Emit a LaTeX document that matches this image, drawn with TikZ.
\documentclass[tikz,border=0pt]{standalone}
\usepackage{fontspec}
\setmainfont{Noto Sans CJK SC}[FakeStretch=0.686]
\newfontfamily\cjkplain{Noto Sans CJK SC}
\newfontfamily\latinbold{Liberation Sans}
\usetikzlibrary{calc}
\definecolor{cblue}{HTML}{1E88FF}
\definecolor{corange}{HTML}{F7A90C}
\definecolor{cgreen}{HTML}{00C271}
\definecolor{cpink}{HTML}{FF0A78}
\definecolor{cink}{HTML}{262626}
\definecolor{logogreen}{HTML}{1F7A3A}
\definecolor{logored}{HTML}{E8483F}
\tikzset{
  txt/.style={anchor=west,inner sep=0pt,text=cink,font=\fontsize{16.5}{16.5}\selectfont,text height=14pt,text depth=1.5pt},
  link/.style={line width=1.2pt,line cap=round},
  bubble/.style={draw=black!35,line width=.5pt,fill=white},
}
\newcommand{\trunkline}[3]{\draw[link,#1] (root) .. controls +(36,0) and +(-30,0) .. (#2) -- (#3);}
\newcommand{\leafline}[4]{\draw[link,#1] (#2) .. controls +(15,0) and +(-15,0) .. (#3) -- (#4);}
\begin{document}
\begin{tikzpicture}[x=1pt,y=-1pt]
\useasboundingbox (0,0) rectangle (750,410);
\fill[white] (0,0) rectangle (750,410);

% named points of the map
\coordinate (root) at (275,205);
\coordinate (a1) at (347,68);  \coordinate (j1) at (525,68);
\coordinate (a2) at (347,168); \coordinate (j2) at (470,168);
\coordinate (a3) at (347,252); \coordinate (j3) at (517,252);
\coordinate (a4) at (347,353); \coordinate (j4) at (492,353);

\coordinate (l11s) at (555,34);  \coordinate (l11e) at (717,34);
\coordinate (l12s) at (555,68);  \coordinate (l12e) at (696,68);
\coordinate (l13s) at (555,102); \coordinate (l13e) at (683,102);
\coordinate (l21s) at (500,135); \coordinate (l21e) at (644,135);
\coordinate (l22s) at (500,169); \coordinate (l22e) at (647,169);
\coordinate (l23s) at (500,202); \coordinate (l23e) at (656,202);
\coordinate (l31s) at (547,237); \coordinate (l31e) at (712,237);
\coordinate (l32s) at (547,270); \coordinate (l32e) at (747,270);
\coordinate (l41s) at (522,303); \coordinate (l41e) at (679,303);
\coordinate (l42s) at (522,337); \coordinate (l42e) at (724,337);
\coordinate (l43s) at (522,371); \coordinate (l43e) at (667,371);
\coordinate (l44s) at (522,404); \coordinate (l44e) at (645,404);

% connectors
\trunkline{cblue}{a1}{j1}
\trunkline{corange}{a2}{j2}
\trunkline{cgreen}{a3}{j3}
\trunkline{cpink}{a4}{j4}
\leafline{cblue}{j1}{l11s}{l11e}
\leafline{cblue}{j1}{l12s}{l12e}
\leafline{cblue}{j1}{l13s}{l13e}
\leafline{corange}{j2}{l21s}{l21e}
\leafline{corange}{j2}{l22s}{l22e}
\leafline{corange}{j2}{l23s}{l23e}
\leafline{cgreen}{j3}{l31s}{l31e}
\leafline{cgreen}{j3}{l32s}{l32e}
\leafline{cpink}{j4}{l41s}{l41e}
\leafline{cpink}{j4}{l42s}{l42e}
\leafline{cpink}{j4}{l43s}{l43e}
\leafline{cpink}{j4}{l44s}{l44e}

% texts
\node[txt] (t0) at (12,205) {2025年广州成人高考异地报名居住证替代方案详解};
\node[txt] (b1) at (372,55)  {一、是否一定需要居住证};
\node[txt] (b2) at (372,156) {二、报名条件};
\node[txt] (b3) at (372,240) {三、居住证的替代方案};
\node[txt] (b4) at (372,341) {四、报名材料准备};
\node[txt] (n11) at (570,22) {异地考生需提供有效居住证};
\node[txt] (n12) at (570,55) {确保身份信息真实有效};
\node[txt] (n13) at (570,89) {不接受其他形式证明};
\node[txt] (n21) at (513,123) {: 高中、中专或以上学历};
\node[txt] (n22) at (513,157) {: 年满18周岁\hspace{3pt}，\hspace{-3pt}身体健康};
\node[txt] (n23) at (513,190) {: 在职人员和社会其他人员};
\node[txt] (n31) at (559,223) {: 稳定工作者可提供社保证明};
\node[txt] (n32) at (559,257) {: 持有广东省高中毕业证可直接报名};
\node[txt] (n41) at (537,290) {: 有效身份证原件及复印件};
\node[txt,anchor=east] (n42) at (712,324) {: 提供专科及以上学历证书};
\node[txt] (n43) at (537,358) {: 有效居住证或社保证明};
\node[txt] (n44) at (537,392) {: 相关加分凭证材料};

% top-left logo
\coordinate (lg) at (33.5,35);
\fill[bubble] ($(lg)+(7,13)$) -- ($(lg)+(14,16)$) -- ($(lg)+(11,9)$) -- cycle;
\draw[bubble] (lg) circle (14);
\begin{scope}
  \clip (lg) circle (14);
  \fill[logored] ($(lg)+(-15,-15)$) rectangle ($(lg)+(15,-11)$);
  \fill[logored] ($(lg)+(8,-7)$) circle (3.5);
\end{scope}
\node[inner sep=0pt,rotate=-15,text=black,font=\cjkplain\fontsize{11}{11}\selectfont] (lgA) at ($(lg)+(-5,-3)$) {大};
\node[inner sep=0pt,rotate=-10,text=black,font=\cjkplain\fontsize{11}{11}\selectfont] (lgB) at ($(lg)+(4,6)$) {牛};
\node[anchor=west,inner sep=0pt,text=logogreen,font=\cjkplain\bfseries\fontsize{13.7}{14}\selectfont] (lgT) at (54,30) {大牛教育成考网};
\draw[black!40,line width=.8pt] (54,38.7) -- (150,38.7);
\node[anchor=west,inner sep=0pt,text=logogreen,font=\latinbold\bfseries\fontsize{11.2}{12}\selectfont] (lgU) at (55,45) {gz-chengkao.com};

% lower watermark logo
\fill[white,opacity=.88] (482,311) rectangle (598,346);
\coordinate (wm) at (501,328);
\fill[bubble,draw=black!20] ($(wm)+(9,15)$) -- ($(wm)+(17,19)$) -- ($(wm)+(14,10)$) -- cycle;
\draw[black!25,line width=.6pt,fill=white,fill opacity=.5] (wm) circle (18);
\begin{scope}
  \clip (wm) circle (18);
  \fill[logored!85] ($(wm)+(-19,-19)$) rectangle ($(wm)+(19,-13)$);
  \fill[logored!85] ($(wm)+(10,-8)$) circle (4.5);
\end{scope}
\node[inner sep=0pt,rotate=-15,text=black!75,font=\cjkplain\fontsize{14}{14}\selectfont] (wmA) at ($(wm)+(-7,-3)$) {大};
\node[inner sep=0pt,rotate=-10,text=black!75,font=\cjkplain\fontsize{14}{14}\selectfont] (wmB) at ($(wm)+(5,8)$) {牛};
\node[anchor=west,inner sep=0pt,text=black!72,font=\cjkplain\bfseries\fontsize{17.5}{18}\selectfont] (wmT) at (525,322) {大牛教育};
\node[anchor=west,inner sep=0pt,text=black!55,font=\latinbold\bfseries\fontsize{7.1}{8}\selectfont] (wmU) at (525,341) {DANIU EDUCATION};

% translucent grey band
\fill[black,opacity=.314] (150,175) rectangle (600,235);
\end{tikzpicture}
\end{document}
::::::::::
(Exercise description):
Nothing in the listing may be changed; retype it all exactly.

(Exercise response):
Emit a LaTeX document that matches this image, drawn with TikZ.
\documentclass[tikz,border=0pt]{standalone}
\usepackage{fontspec}
\setmainfont{Noto Sans CJK SC}[FakeStretch=0.686]
\newfontfamily\cjkplain{Noto Sans CJK SC}
\newfontfamily\latinbold{Liberation Sans}
\usetikzlibrary{calc}
\definecolor{cblue}{HTML}{1E88FF}
\definecolor{corange}{HTML}{F7A90C}
\definecolor{cgreen}{HTML}{00C271}
\definecolor{cpink}{HTML}{FF0A78}
\definecolor{cink}{HTML}{262626}
\definecolor{logogreen}{HTML}{1F7A3A}
\definecolor{logored}{HTML}{E8483F}
\tikzset{
  txt/.style={anchor=west,inner sep=0pt,text=cink,font=\fontsize{16.5}{16.5}\selectfont,text height=14pt,text depth=1.5pt},
  link/.style={line width=1.2pt,line cap=round},
  bubble/.style={draw=black!35,line width=.5pt,fill=white},
}
\newcommand{\trunkline}[3]{\draw[link,#1] (root) .. controls +(36,0) and +(-30,0) .. (#2) -- (#3);}
\newcommand{\leafline}[4]{\draw[link,#1] (#2) .. controls +(15,0) and +(-15,0) .. (#3) -- (#4);}
\begin{document}
\begin{tikzpicture}[x=1pt,y=-1pt]
\useasboundingbox (0,0) rectangle (750,410);
\fill[white] (0,0) rectangle (750,410);

% named points of the map
\coordinate (root) at (275,205);
\coordinate (a1) at (347,68);  \coordinate (j1) at (525,68);
\coordinate (a2) at (347,168); \coordinate (j2) at (470,168);
\coordinate (a3) at (347,252); \coordinate (j3) at (517,252);
\coordinate (a4) at (347,353); \coordinate (j4) at (492,353);

\coordinate (l11s) at (555,34);  \coordinate (l11e) at (717,34);
\coordinate (l12s) at (555,68);  \coordinate (l12e) at (696,68);
\coordinate (l13s) at (555,102); \coordinate (l13e) at (683,102);
\coordinate (l21s) at (500,135); \coordinate (l21e) at (644,135);
\coordinate (l22s) at (500,169); \coordinate (l22e) at (647,169);
\coordinate (l23s) at (500,202); \coordinate (l23e) at (656,202);
\coordinate (l31s) at (547,237); \coordinate (l31e) at (712,237);
\coordinate (l32s) at (547,270); \coordinate (l32e) at (747,270);
\coordinate (l41s) at (522,303); \coordinate (l41e) at (679,303);
\coordinate (l42s) at (522,337); \coordinate (l42e) at (724,337);
\coordinate (l43s) at (522,371); \coordinate (l43e) at (667,371);
\coordinate (l44s) at (522,404); \coordinate (l44e) at (645,404);

% connectors
\trunkline{cblue}{a1}{j1}
\trunkline{corange}{a2}{j2}
\trunkline{cgreen}{a3}{j3}
\trunkline{cpink}{a4}{j4}
\leafline{cblue}{j1}{l11s}{l11e}
\leafline{cblue}{j1}{l12s}{l12e}
\leafline{cblue}{j1}{l13s}{l13e}
\leafline{corange}{j2}{l21s}{l21e}
\leafline{corange}{j2}{l22s}{l22e}
\leafline{corange}{j2}{l23s}{l23e}
\leafline{cgreen}{j3}{l31s}{l31e}
\leafline{cgreen}{j3}{l32s}{l32e}
\leafline{cpink}{j4}{l41s}{l41e}
\leafline{cpink}{j4}{l42s}{l42e}
\leafline{cpink}{j4}{l43s}{l43e}
\leafline{cpink}{j4}{l44s}{l44e}

% texts
\node[txt] (t0) at (12,205) {2025年广州成人高考异地报名居住证替代方案详解};
\node[txt] (b1) at (372,55)  {一、是否一定需要居住证};
\node[txt] (b2) at (372,156) {二、报名条件};
\node[txt] (b3) at (372,240) {三、居住证的替代方案};
\node[txt] (b4) at (372,341) {四、报名材料准备};
\node[txt] (n11) at (570,22) {异地考生需提供有效居住证};
\node[txt] (n12) at (570,55) {确保身份信息真实有效};
\node[txt] (n13) at (570,89) {不接受其他形式证明};
\node[txt] (n21) at (513,123) {: 高中、中专或以上学历};
\node[txt] (n22) at (513,157) {: 年满18周岁\hspace{3pt}，\hspace{-3pt}身体健康};
\node[txt] (n23) at (513,190) {: 在职人员和社会其他人员};
\node[txt] (n31) at (559,223) {: 稳定工作者可提供社保证明};
\node[txt] (n32) at (559,257) {: 持有广东省高中毕业证可直接报名};
\node[txt] (n41) at (537,290) {: 有效身份证原件及复印件};
\node[txt,anchor=east] (n42) at (712,324) {: 提供专科及以上学历证书};
\node[txt] (n43) at (537,358) {: 有效居住证或社保证明};
\node[txt] (n44) at (537,392) {: 相关加分凭证材料};

% top-left logo
\coordinate (lg) at (33.5,35);
\fill[bubble] ($(lg)+(7,13)$) -- ($(lg)+(14,16)$) -- ($(lg)+(11,9)$) -- cycle;
\draw[bubble] (lg) circle (14);
\begin{scope}
  \clip (lg) circle (14);
  \fill[logored] ($(lg)+(-15,-15)$) rectangle ($(lg)+(15,-11)$);
  \fill[logored] ($(lg)+(8,-7)$) circle (3.5);
\end{scope}
\node[inner sep=0pt,rotate=-15,text=black,font=\cjkplain\fontsize{11}{11}\selectfont] (lgA) at ($(lg)+(-5,-3)$) {大};
\node[inner sep=0pt,rotate=-10,text=black,font=\cjkplain\fontsize{11}{11}\selectfont] (lgB) at ($(lg)+(4,6)$) {牛};
\node[anchor=west,inner sep=0pt,text=logogreen,font=\cjkplain\bfseries\fontsize{13.7}{14}\selectfont] (lgT) at (54,30) {大牛教育成考网};
\draw[black!40,line width=.8pt] (54,38.7) -- (150,38.7);
\node[anchor=west,inner sep=0pt,text=logogreen,font=\latinbold\bfseries\fontsize{11.2}{12}\selectfont] (lgU) at (55,45) {gz-chengkao.com};

% lower watermark logo
\fill[white,opacity=.88] (482,311) rectangle (598,346);
\coordinate (wm) at (501,328);
\fill[bubble,draw=black!20] ($(wm)+(9,15)$) -- ($(wm)+(17,19)$) -- ($(wm)+(14,10)$) -- cycle;
\draw[black!25,line width=.6pt,fill=white,fill opacity=.5] (wm) circle (18);
\begin{scope}
  \clip (wm) circle (18);
  \fill[logored!85] ($(wm)+(-19,-19)$) rectangle ($(wm)+(19,-13)$);
  \fill[logored!85] ($(wm)+(10,-8)$) circle (4.5);
\end{scope}
\node[inner sep=0pt,rotate=-15,text=black!75,font=\cjkplain\fontsize{14}{14}\selectfont] (wmA) at ($(wm)+(-7,-3)$) {大};
\node[inner sep=0pt,rotate=-10,text=black!75,font=\cjkplain\fontsize{14}{14}\selectfont] (wmB) at ($(wm)+(5,8)$) {牛};
\node[anchor=west,inner sep=0pt,text=black!72,font=\cjkplain\bfseries\fontsize{17.5}{18}\selectfont] (wmT) at (525,322) {大牛教育};
\node[anchor=west,inner sep=0pt,text=black!55,font=\latinbold\bfseries\fontsize{7.1}{8}\selectfont] (wmU) at (525,341) {DANIU EDUCATION};

% translucent grey band
\fill[black,opacity=.314] (150,175) rectangle (600,235);
\end{tikzpicture}
\end{document}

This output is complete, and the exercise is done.